Still, analysts such as Sharon Zackfia at William Blair & Co. say they believe Starbucks has reached its nadir in terms of sales and earnings.
In a May report, Zackfia said Starbucks’ domestic sales trends have continued to stabilize or even modestly improve in the current June-ending quarter, despite McDonald’s “much feared” national advertising campaign for the McCafé rollout.
Countering what Schultz describes as the “misperception” that Starbucks only offers expensive $4 lattes, the coffeehouse chain in May announced plans to tweak pricing in some markets to better convey a value position, dropping prices on some popular items while increasing them on others in various markets.
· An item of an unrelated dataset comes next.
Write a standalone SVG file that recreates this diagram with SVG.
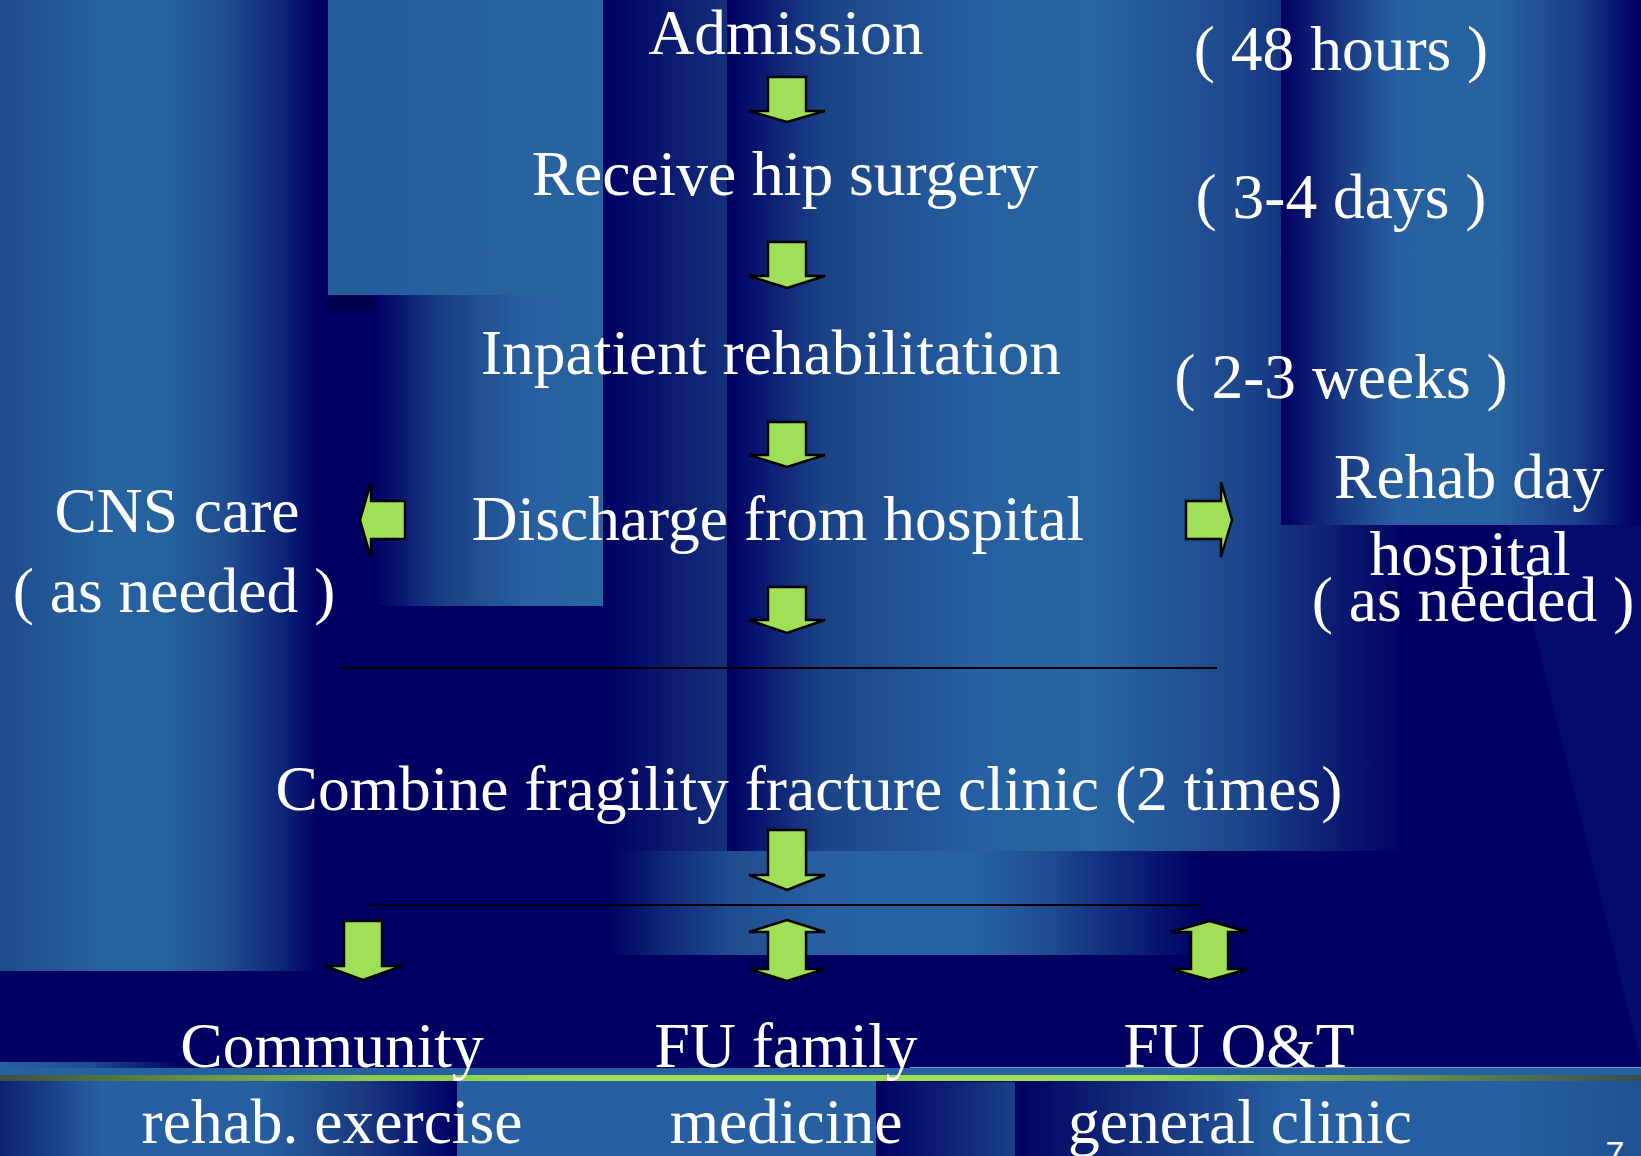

Through June 29, Starbucks is offering a 16-ounce Iced Brewed Coffee for $1.95 at company-owned locations, a savings of 25 cents to 45 cents.
Joining in the discounting is Krispy Kreme, which this summer will promote both its Chillers line and its iced coffees. In July, participating stores in some markets will be offering a 99-cent iced coffee or tea, any size, with a coupon, says Brian Little, Krispy Kreme’s director of corporate communications.
The 8,800-unit Dunkin’ Donuts, a subsidiary of Canton, Mass.-based Dunkin’ Brands, slashed prices by about 15 percent in the New York tristate area in May, with prices ranging from $1.99 for a small hot latte to a large iced latte for $3.49.
In addition, some markets are offering 99-cent small lattes through Father’s Day on June 20.
Although best known for doughnuts, Dunkin’ Donuts derives about 60 percent of its sales from coffee and flavored beverages, says Michelle King, director of global public relations for Dunkin' Brands.
While Starbucks was closing about 800 stores and reporting same-store sales down 6.8 percent among the chain’s 7,000 domestic stores, Dunkin’ Donuts opened 1,300 new stores worldwide in 2008, and global systemwide sales were up 5 percent, King says.
The question remains, however, whether the increasing competition among specialty coffee players will cut into Dunkin’ Donuts’ market share.